Ammonia Volatilization from Soils1

  1. Harry A. Mills,
  2. Allen V. Barker and
  3. Donald N. Maynard2

Abstract

Abstract

If NH4+-N fertilizers are used, most agronomic crops grow best if the soil reaction is near neutrality. Previous studies have shown that if the soil pH becomes alkaline, NH3 volatilization losses of N occurs. The objective of this study was to determine whether or not a rapidly growing crop could reduce the volatilization losses of N, especially from soils above pH 7 to which large applications of NH4+-N fertilizers were made. This study was conducted in a greenhouse using a closed system in which all NH3 evolved from the soil was swept away by a stream of air and collected. The amount of NH3-N evolved from the soils was measured as a function of time, soil pH, amount of N application, and presence or absence of corn (Zea mays indentata Bailey) seedlings.

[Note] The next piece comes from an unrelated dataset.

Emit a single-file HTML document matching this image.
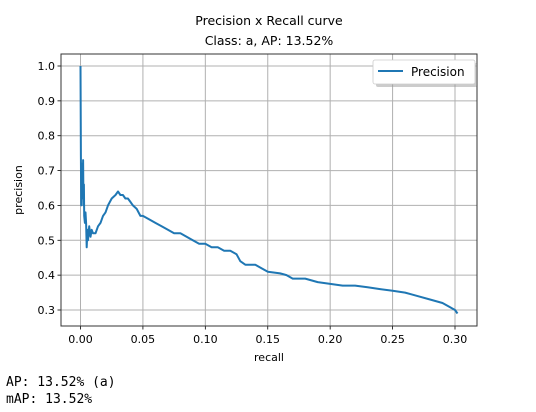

Ammonia losses with or without plants in the system increased as the soil reaction and amount of NH4+-N application increased. A sharp upward inflection in NH3-N loss occurred at pH 7.2. Plants reduced NH3-N losses by atleast 60% in the alkaline soils and by lesser amounts in the acidic and neutral soils. Rapid absorption of NH4+-N by plant roots appeared to account for the conservation of N.